Das unsichtbare Netz des Universums
von Stefan Deiters astronews.com
7. Dezember 2007
Ein beträchtlicher Anteil des Gases im Universum befindet
sich in Filamenten, die das Weltall netzartig durchziehen und die großen
Galaxienhaufen miteinander verbinden. Zu diesem Schluss kommt nun ein Team
amerikanischer Astronomen, das in einem aufwendigen Computermodell einen Teil
des Universums simuliert hat. Künftige Teleskope könnten diese Gasfilamente
entdecken.

Ausschnitt aus der neuen Computersimulation: Bei
dem hellen Punkt im Zentrum handelt es sich um
einen gewaltigen Galaxienhaufen.
Bild: University of Colorado at Boulder |
Ein Forscherteam um Professor Jack Burns von der University of Colorado
in Boulder hat mit Hilfe einer aufwendigen Computersimulation einen Teil des
sichtbaren Universums modelliert, um so mehr über die Entwicklung seiner
Bestandteile zu erfahren. Das zu Grunde liegende Programm wurde nach Angaben des
Wissenschaftlers fast ein Jahrzehnt lang entwickelt und umfasst alle
wesentlichen physikalischen Zustände des Universums bis kurz vor dem Urknall.

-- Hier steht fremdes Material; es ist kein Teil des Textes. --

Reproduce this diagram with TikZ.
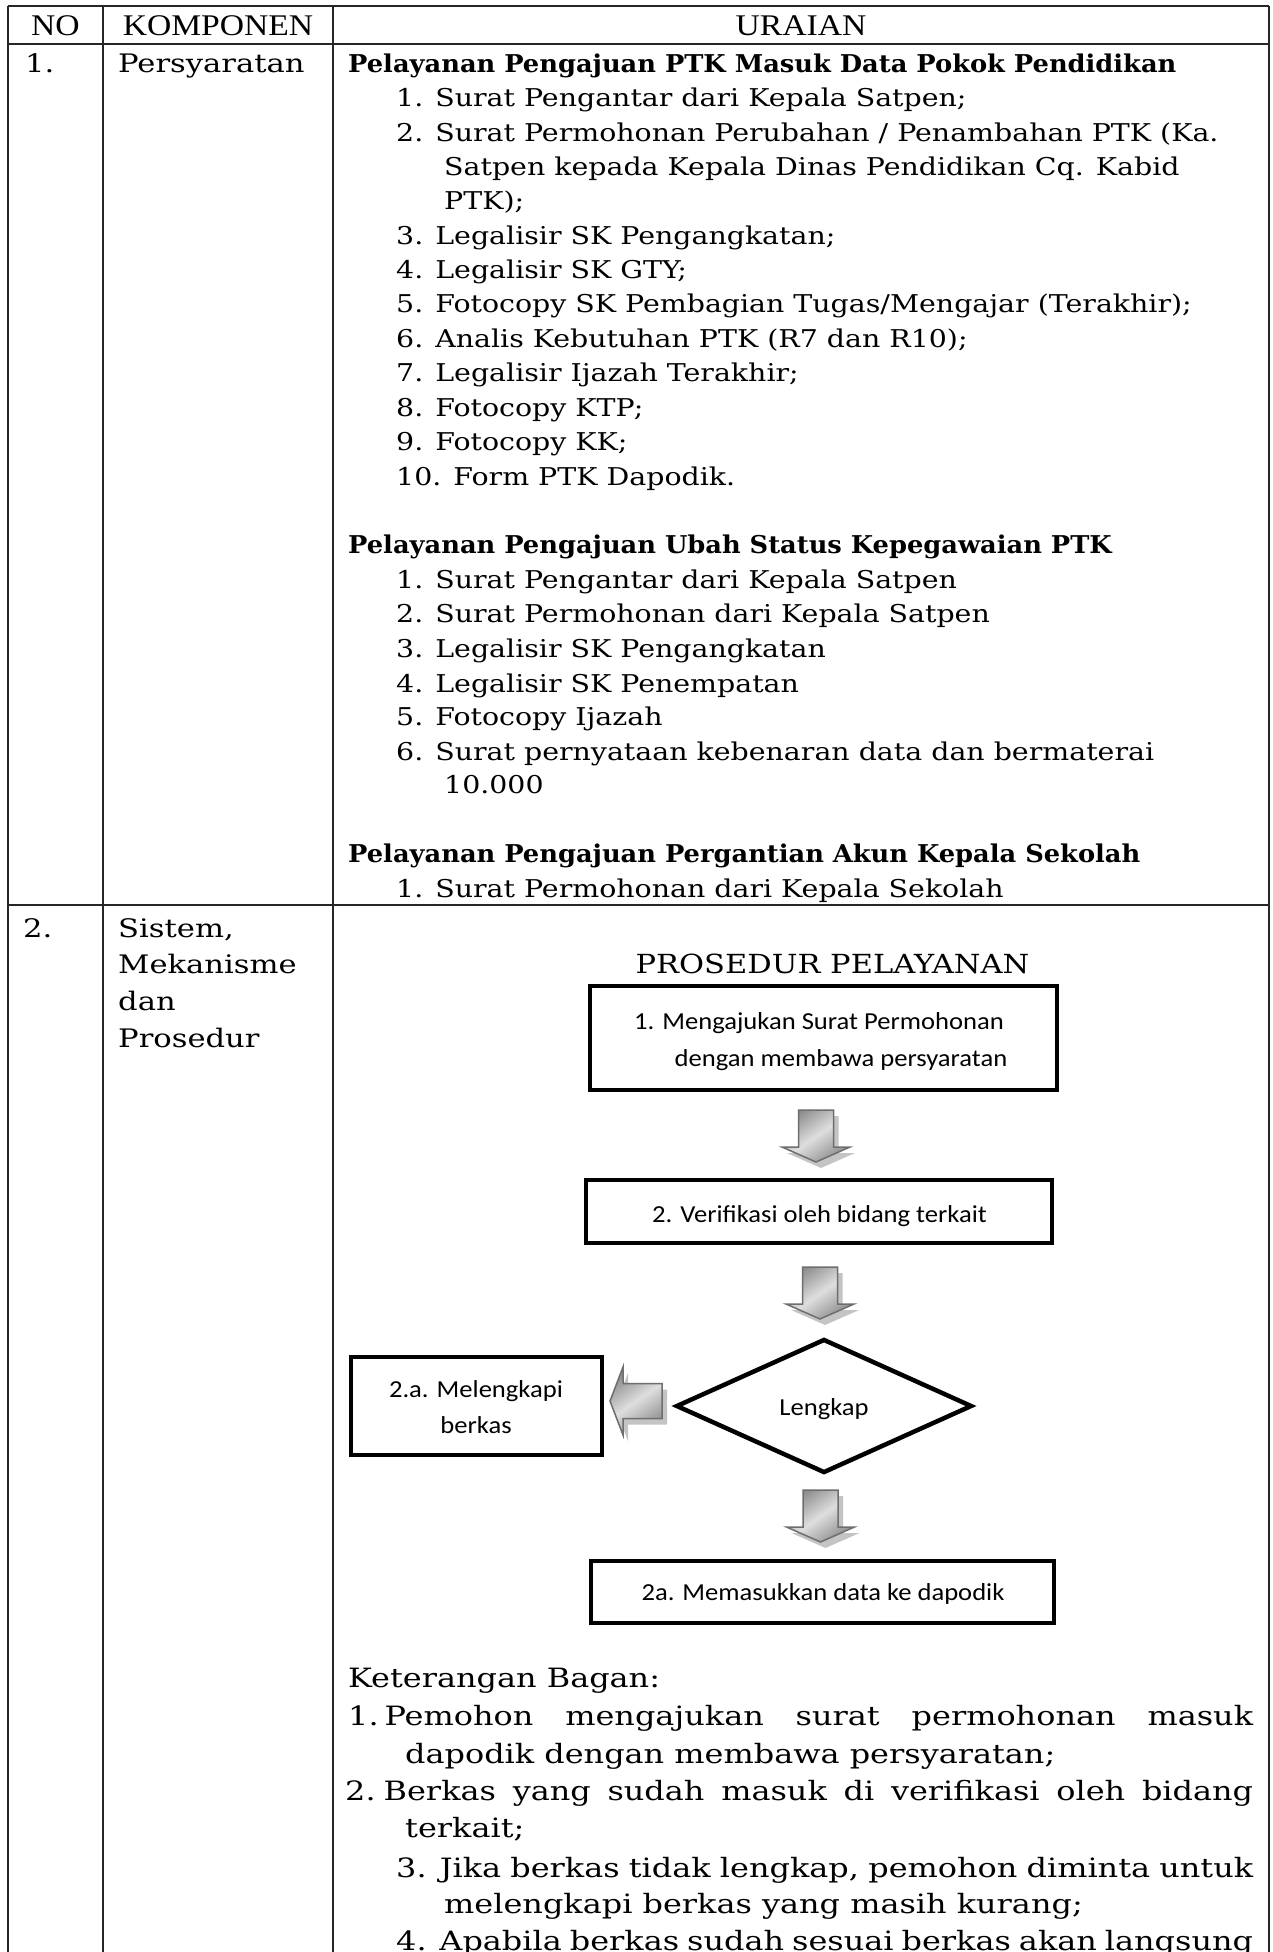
\documentclass[tikz,border=0pt]{standalone}
\usepackage{fontspec}
\usetikzlibrary{shapes.geometric}
\newfontfamily\bodyf{DejaVu Serif}[FakeStretch=1.16]
\newfontfamily\bodyb{DejaVu Serif}[FakeStretch=1.05]
\newfontfamily\widef{DejaVu Serif}[FakeStretch=1.2]
\newfontfamily\headf{Liberation Serif}[FakeStretch=1.12]
\newfontfamily\flowf{Carlito}[FakeStretch=1.09]
\definecolor{ruleclr}{HTML}{262626}
\definecolor{arrowedge}{HTML}{6E6E6E}
\definecolor{arrowdark}{HTML}{8C8C8C}
\definecolor{arrowlight}{HTML}{DEDEDE}
\definecolor{arrowshadow}{HTML}{C4C4C4}
\begin{document}
\begin{tikzpicture}[x=1pt,y=-1pt,
  rule/.style={line width=1.6pt, draw=ruleclr},
  hd/.style={anchor=base, inner sep=0pt, font=\headf\fontsize{30}{34}\selectfont},
  txt/.style={anchor=base west, inner sep=0pt, font=\bodyf\fontsize{24.5}{34}\selectfont},
  ttl/.style={anchor=base west, inner sep=0pt, font=\bodyb\bfseries\fontsize{24.5}{34}\selectfont},
  col/.style={anchor=base west, inner sep=0pt, font=\widef\fontsize{25.5}{37}\selectfont},
  big/.style={anchor=base west, inner sep=0pt, font=\widef\fontsize{26.6}{37}\selectfont},
  fbox/.style={draw=black, line width=4.5pt, fill=white, inner sep=0pt},
  ftxt/.style={anchor=base, inner sep=0pt, font=\flowf\fontsize{24.4}{37}\selectfont},
  arrowbody/.style={draw=arrowedge, line width=1.5pt, left color=arrowdark, right color=arrowdark, middle color=arrowlight, shading angle=35},
  pics/dnarrow/.style={code={
    \fill[arrowshadow, shift={(5,6)}] (-17.5,0) -- (17.5,0) -- (17.5,37) -- (34,37) -- (0,52) -- (-34,37) -- (-17.5,37) -- cycle;
    \path[arrowbody] (-17.5,0) -- (17.5,0) -- (17.5,37) -- (34,37) -- (0,52) -- (-34,37) -- (-17.5,37) -- cycle;
  }},
  pics/lfarrow/.style={code={
    \fill[arrowshadow, shift={(5,6)}] (0,-17.5) -- (0,17.5) -- (-39,17.5) -- (-39,34) -- (-52,0) -- (-39,-34) -- (-39,-17.5) -- cycle;
    \path[arrowbody] (0,-17.5) -- (0,17.5) -- (-39,17.5) -- (-39,34) -- (-52,0) -- (-39,-34) -- (-39,-17.5) -- cycle;
  }}
]
\fill[white] (0,0) rectangle (1273,1952);
\useasboundingbox (0,0) rectangle (1273,1952);

% table grid
\draw[rule] (8,6) -- (1269,6);
\draw[rule] (8,44) -- (1269,44);
\draw[rule] (8,905) -- (1269,905);
\draw[rule] (8,6) -- (8,1960);
\draw[rule] (103,6) -- (103,1960);
\draw[rule] (333,6) -- (333,1960);
\draw[rule] (1269,6) -- (1269,1960);

% header
\node[hd] (hno) at (55.5,35) {NO};
\node[hd] (hkomp) at (218,35) {KOMPONEN};
\node[hd] (hurai) at (801,35) {URAIAN};

% row 1
\node[col] (n1) at (25,72) {1.};
\node[col] (k1) at (118,72) {Persyaratan};

\node[ttl] (s1) at (348,72) {Pelayanan Pengajuan PTK Masuk Data Pokok Pendidikan};
\node[txt] (s1a) at (396,106) {1. Surat Pengantar dari Kepala Satpen;};
\node[txt] (s1b) at (396,141) {2. Surat Permohonan Perubahan / Penambahan PTK (Ka.};
\node[txt] (s1b2) at (444,175) {Satpen kepada Kepala Dinas Pendidikan Cq. Kabid};
\node[txt] (s1b3) at (444,209) {PTK);};
\node[txt] (s1c) at (396,244) {3. Legalisir SK Pengangkatan;};
\node[txt] (s1d) at (396,278) {4. Legalisir SK GTY;};
\node[txt] (s1e) at (396,312) {5. Fotocopy SK Pembagian Tugas/Mengajar (Terakhir);};
\node[txt] (s1f) at (396,347) {6. Analis Kebutuhan PTK (R7 dan R10);};
\node[txt] (s1g) at (396,381) {7. Legalisir Ijazah Terakhir;};
\node[txt] (s1h) at (396,416) {8. Fotocopy KTP;};
\node[txt] (s1i) at (396,450) {9. Fotocopy KK;};
\node[txt] (s1j) at (396,485) {10. Form PTK Dapodik.};

\node[ttl] (s2) at (348,553) {Pelayanan Pengajuan Ubah Status Kepegawaian PTK};
\node[txt] (s2a) at (396,588) {1. Surat Pengantar dari Kepala Satpen};
\node[txt] (s2b) at (396,622) {2. Surat Permohonan dari Kepala Satpen};
\node[txt] (s2c) at (396,657) {3. Legalisir SK Pengangkatan};
\node[txt] (s2d) at (396,692) {4. Legalisir SK Penempatan};
\node[txt] (s2e) at (396,725) {5. Fotocopy Ijazah};
\node[txt] (s2f) at (396,760) {6. Surat pernyataan kebenaran data dan bermaterai};
\node[txt] (s2f2) at (444,793) {10.000};

\node[ttl] (s3) at (348,862) {Pelayanan Pengajuan Pergantian Akun Kepala Sekolah};
\node[txt] (s3a) at (396,897) {1. Surat Permohonan dari Kepala Sekolah};

% row 2
\node[col] (n2) at (23,937) {2.};
\node[col] (k2a) at (118,937) {Sistem,};
\node[col] (k2b) at (118,973) {Mekanisme};
\node[col] (k2c) at (118,1010) {dan};
\node[col] (k2d) at (118,1047) {Prosedur};

% procedure chart
\node[anchor=base, inner sep=0pt, font=\bodyf\fontsize{26.3}{34}\selectfont] (ptitle) at (832.5,973) {PROSEDUR PELAYANAN};

\node[fbox, minimum width=467pt, minimum height=104pt] (b1) at (823.5,1038) {};
\node[ftxt, anchor=base west] (b1t1) at (634,1029) {1. Mengajukan Surat Permohonan};
\node[ftxt, anchor=base west] (b1t2) at (674.5,1066) {dengan membawa persyaratan};

\node[fbox, minimum width=466pt, minimum height=63pt] (b2) at (819,1211.5) {};
\node[ftxt] (b2t) at (819.5,1222) {2. Verifikasi oleh bidang terkait};

\node[draw=black, line width=4.5pt, diamond, aspect=2.2, minimum width=296pt, minimum height=134pt, inner sep=0pt] (dm) at (824,1406) {};
\node[ftxt] (dmt) at (824,1415) {Lengkap};

\node[fbox, minimum width=251pt, minimum height=98pt] (ba) at (476.5,1406) {};
\node[ftxt] (bat1) at (476,1397) {2.a. Melengkapi};
\node[ftxt] (bat2) at (476,1433) {berkas};

\node[fbox, minimum width=463pt, minimum height=62pt] (b3) at (822.5,1592) {};
\node[ftxt] (b3t) at (823,1600) {2a. Memasukkan data ke dapodik};

\pic (a1) at (816,1110) {dnarrow};
\pic (a2) at (820,1267) {dnarrow};
\pic (a3) at (820.5,1490) {dnarrow};
\pic (a4) at (662,1401) {lfarrow};

% notes under the chart
\node[big] (kb) at (348,1687) {Keterangan Bagan:};
\node[big] (kb1) at (348,1725) {\makebox[905pt][s]{1.\hspace{6pt}Pemohon mengajukan surat permohonan masuk}};
\node[big] (kb1b) at (405,1763) {dapodik dengan membawa persyaratan;};
\node[big] (kb2) at (345,1800) {\makebox[908pt][s]{2.\hspace{8pt}Berkas yang sudah masuk di verifikasi oleh bidang}};
\node[big] (kb2b) at (405,1837) {terkait;};
\node[big] (kb3) at (396,1877) {\makebox[857pt][s]{3. Jika berkas tidak lengkap, pemohon diminta untuk}};
\node[big] (kb3b) at (444,1913) {melengkapi berkas yang masih kurang;};
\node[big] (kb4) at (396,1950) {\makebox[857pt][s]{4. Apabila berkas sudah sesuai berkas akan langsung}};
\end{tikzpicture}
\end{document}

Mit Hilfe des Computercodes konnten die Forscher verfolgen, wie Materie durch
Gravitation immer dichter wird und sich schließlich Filamente und galaktische
Strukturen bilden. Das Team betrachtete in der Simulation nur einen Bruchteil des sichtbaren Universums,
aber immerhin eine Region mit einem
Durchmesser von mehr als 1,5 Milliarden Lichtjahren. Die Forscher
veröffentlichen ihre Ergebnisse in der kommenden Ausgabe der Fachzeitschrift
Astrophysical Journal.
"Wir glauben, dass das ein wirklicher technologischer und wissenschaftlicher
Durchbruch ist", zeigt sich Burns überzeugt. "Unsere Arbeit bringt uns der
Entschlüsselung der fundamentalen Bestandteile des Universums ein wichtigen
Schritt näher." Nach dem Standardmodell der Kosmologen besteht das Universum
zu etwa 25 Prozent aus Dunkler Materie, zu 70 Prozent aus Dunkler Energie und
nur zu wenigen Prozent aus normaler Materie.
Unter normaler Materie verstehen Astronomen Stoffe wie Wasserstoff, Helium und
schwerere Elemente. Sie fassen dies mit dem Begriff baryonische Materie
zusammen. Allerdings, so erläutert Burns, würde man derzeit nur etwa 60
Prozent der baryonischen Materie kennen. Um was es sich bei dem Rest handelt,
ist unklar. Viele Astronomen glauben, dass der Rest im intergalaktischen Medium
zu finden ist, genauer im sogenannten Warm-hot Intergalactic Medium,
abgekürzt WHIM.
Die neuen Simulationen von Burns und seinem Team bestätigen diesen Verdacht. Ein
großer Teil des Gases im Universum befindet sich danach im WHIM, ist bislang
aber nicht beobachtbar. Das dürfte sich allerdings ändern: "In den kommenden
Jahren könnten diese Filamente im interstellaren Medium von neuen Teleskopen
entdeckt werden", so Burns. "Wenn wir diese Filamente beobachten und studieren
können, werden wir auch mehr über die fehlende baryonische Materie im Universum
lernen."
Der Computercode der Forscher lief in zwei Höchstleistungsrechenzentren in den
USA insgesamt 500.000 Prozessorstunden lang. Insgesamt wurden während der
Simulation rund 60 Terabyte an Daten produziert.